A Perfect Day (2003)
by Pete McKee (born 1966)
Sheffield is not blessed with a wide array of art galleries. There's The Graves Gallery above The Central Library, The Sheffield Institute of Arts Gallery on Arundel Street and Weston Park Museum opposite The Children's Hospital.
The latter used to have four big display rooms but with the modernisation and expansion of the museum the gallery was reduced to just one big room. Yesterday, I was in the mood for absorbing some art so I ventured inside.
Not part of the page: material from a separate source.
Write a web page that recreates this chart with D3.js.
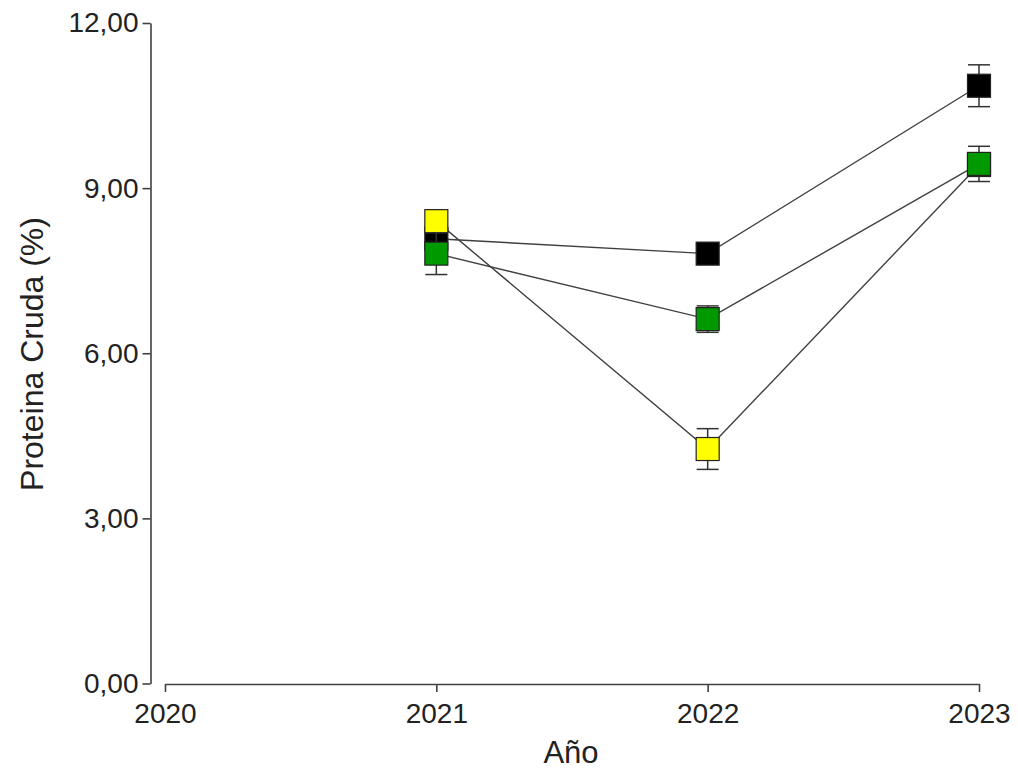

The on-going exhibition is of pictures associated with Sheffield going right back to the seventeenth century and right up to the present day.There was a fine selection of paintings but they weren't displayed well. The lighting was far too subdued and the artworks were hung at three different levels so to truly appreciate the top level pictures I would have needed a ladder. A torch (American: flashlight) would also have been useful.
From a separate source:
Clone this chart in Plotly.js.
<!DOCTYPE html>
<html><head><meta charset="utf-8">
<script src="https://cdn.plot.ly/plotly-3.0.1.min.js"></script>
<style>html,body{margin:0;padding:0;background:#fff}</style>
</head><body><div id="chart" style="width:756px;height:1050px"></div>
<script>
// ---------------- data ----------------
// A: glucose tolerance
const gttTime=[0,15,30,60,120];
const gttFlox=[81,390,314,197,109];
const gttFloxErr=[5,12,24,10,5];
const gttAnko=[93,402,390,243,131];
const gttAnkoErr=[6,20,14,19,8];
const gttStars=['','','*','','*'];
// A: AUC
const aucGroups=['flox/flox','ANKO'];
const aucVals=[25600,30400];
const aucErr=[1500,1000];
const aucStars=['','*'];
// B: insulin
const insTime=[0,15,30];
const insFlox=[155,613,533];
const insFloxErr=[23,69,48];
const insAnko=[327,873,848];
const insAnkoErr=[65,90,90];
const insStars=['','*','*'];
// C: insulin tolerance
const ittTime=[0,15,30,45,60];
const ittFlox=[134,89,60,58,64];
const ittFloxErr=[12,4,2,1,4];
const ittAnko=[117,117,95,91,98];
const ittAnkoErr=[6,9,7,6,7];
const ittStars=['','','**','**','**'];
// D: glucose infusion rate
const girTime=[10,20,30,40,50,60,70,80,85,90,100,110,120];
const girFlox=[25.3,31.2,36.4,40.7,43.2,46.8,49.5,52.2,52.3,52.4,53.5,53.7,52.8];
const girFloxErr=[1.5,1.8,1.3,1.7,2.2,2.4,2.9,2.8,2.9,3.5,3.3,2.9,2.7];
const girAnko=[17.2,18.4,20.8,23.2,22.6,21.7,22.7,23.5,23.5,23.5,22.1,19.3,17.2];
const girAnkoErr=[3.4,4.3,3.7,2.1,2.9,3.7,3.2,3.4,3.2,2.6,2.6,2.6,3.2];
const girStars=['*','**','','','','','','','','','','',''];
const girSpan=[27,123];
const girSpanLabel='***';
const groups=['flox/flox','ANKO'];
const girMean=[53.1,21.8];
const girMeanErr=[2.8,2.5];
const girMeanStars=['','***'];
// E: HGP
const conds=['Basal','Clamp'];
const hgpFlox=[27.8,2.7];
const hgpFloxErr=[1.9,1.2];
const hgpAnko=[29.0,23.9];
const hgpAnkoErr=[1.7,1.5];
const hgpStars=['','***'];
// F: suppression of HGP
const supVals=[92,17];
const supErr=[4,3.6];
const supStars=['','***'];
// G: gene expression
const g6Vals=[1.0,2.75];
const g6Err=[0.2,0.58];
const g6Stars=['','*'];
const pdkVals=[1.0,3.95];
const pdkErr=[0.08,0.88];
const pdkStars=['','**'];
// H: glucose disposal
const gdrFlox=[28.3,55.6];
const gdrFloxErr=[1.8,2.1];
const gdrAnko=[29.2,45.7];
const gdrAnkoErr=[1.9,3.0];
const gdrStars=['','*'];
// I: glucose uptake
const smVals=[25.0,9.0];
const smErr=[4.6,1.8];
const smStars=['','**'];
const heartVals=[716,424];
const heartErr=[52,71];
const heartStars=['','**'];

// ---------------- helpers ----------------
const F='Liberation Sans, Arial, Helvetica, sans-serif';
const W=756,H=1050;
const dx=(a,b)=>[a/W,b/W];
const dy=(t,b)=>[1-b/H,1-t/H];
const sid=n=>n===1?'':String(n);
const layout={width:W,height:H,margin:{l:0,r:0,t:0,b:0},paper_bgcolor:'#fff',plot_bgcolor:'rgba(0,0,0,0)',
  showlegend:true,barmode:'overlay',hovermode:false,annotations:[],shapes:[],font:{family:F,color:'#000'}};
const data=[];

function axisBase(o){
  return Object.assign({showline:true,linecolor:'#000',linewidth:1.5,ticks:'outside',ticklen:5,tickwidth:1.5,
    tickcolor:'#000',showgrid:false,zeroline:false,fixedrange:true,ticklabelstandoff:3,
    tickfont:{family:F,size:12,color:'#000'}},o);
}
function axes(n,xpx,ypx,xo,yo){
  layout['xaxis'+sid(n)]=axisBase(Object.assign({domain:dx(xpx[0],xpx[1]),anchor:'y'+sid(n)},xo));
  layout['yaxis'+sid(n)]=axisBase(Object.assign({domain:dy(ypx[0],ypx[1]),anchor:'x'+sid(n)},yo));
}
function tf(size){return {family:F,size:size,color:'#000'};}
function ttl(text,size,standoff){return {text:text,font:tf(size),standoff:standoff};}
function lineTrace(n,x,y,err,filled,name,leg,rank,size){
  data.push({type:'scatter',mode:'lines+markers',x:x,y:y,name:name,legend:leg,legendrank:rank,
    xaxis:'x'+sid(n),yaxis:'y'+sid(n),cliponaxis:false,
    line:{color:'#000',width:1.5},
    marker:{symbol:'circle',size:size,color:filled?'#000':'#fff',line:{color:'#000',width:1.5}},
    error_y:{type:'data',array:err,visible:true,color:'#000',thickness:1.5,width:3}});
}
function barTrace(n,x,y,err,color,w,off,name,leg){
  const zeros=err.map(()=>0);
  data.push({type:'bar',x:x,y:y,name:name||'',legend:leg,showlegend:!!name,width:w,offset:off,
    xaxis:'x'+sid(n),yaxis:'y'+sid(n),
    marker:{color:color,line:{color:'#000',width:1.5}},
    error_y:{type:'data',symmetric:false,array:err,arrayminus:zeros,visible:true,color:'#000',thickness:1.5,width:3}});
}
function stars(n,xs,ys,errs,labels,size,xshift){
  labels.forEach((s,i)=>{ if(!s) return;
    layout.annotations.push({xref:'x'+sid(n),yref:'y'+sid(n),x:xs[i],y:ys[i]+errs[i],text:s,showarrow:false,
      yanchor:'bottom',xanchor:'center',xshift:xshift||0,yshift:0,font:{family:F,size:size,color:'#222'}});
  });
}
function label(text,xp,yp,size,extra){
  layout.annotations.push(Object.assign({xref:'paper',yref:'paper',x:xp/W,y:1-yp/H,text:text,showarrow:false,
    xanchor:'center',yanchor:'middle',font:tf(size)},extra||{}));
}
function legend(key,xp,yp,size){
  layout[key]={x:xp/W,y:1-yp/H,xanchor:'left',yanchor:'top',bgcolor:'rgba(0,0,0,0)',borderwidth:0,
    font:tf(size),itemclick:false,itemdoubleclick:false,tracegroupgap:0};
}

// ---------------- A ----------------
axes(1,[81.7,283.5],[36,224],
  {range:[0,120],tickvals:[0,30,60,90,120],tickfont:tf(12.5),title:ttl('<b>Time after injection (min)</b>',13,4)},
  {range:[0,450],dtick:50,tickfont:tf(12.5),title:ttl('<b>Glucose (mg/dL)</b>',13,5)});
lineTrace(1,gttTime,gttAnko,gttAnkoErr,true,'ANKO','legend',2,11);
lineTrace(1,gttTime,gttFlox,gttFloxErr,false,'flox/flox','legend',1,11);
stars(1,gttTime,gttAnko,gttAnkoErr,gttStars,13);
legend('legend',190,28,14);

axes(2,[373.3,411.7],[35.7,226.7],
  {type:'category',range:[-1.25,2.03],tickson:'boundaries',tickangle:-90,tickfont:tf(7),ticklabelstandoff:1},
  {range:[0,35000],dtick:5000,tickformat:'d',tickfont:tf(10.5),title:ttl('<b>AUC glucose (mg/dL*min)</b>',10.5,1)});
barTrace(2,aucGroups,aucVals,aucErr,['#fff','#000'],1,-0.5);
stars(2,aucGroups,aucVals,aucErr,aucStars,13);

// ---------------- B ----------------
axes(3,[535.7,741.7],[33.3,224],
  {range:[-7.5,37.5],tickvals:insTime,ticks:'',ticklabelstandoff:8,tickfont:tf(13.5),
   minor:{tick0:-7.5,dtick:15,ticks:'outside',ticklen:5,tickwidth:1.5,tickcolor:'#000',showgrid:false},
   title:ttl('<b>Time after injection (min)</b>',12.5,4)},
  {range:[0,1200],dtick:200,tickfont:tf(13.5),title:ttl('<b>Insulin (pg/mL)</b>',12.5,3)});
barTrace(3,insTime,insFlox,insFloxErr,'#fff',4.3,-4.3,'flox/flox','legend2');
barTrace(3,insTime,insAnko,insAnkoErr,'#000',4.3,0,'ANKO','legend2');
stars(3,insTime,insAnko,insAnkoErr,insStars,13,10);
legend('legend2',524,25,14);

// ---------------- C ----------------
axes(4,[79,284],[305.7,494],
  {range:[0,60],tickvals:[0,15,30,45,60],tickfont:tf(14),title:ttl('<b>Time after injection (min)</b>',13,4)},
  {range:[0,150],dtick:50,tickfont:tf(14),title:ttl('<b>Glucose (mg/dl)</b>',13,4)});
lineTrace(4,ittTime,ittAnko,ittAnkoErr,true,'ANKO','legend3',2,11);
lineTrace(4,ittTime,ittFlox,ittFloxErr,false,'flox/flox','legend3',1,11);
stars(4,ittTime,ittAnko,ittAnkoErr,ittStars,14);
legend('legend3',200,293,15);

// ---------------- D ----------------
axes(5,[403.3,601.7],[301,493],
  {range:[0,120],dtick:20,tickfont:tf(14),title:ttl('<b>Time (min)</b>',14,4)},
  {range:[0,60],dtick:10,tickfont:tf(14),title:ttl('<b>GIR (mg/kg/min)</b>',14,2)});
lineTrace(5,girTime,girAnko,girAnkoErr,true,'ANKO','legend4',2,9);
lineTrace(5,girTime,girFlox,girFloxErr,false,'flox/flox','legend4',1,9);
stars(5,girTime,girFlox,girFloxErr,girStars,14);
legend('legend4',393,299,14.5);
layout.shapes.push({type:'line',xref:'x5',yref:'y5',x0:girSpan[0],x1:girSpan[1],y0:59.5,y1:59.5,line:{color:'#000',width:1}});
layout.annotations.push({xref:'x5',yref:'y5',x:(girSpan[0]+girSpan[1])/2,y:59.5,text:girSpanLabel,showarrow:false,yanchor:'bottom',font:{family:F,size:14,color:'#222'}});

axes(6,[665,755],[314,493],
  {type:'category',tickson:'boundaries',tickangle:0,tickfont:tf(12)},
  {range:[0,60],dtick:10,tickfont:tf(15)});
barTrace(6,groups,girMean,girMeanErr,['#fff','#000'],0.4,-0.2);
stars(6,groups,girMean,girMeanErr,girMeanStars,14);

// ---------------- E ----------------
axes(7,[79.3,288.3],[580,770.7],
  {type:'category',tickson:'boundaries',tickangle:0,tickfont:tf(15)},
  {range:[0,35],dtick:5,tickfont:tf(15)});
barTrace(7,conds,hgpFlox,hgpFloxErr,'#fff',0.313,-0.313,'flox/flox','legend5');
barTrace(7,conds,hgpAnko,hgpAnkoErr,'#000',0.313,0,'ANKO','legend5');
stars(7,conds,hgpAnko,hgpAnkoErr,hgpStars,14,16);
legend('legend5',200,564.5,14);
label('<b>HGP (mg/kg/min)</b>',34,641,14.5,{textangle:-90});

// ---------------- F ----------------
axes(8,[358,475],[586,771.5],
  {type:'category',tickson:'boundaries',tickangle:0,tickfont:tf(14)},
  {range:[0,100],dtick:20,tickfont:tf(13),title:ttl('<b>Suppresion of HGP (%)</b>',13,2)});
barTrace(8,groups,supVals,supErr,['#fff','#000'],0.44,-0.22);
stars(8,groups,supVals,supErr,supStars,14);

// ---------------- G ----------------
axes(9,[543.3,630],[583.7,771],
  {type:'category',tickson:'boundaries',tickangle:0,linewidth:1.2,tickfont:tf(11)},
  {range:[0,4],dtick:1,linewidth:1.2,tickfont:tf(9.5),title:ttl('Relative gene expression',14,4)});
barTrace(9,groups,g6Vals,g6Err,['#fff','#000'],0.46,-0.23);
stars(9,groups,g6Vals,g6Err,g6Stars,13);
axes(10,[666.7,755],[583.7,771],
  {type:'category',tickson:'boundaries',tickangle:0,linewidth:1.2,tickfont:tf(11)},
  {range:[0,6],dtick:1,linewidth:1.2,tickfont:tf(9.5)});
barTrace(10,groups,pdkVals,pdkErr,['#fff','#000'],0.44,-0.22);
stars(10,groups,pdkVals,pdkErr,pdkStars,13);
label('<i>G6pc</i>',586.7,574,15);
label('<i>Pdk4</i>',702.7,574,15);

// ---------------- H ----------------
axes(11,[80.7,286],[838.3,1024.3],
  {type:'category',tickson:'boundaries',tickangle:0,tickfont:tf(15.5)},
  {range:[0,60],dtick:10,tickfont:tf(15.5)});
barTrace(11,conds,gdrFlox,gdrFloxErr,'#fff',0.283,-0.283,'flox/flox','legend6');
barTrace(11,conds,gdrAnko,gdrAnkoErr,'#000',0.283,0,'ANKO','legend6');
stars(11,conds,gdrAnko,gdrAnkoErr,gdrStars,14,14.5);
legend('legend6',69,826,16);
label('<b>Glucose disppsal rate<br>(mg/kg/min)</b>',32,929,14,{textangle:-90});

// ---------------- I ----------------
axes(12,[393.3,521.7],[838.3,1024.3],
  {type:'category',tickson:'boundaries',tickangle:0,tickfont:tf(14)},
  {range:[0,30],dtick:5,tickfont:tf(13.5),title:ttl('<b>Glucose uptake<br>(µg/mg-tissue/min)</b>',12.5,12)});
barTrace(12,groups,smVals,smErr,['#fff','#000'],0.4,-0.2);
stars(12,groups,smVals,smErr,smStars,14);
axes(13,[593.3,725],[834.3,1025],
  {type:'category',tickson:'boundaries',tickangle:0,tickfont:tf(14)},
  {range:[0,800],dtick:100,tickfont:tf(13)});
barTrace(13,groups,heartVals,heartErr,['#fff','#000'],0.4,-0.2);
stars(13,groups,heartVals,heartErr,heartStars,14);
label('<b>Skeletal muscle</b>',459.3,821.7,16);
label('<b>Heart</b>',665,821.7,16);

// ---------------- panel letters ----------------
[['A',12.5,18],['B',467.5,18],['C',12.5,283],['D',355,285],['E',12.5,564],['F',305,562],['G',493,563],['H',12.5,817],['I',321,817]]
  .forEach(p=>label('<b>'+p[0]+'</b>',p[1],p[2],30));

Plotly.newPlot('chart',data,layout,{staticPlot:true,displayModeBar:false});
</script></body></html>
The paintings show Sheffield's growth from a small market town into a fiery furnace of steel making and beyond that into the current post-industrial era.
|Banner Cross, Sheffield 1890|
by Albert Edward Boler (1864 - 1939)
As is often the case in British art galleries, there was a big sign warning that photography is not allowed. It is funny that we once visited the amazing Getty Art Museum in Los Angeles and there there was absolutely no problem with taking pictures. A member of the museum staff said, "Yeah sure! No problem. Go ahead and take as ,many picture as you like but please no flash!"
I pretended I hadn't seen the sign in Weston Park Museum and snapped a few pictures anyway - cunningly waiting until the security staff had walked past.
As you can see I have three pictures to share with you. The older oil painting in not very accomplished but the location is just fifty yards from this house, looking up Psalter Lane when it was just a rough track heading out of the city.
The two more modern pictures are by living local artists Joe Scarborough and Pete McKee. Both view their home city with affection and perhaps nostalgia for more innocent past times. Their styles are very distinctive - possibly because they were both self-taught and simply driven by twin passions for art and Sheffield.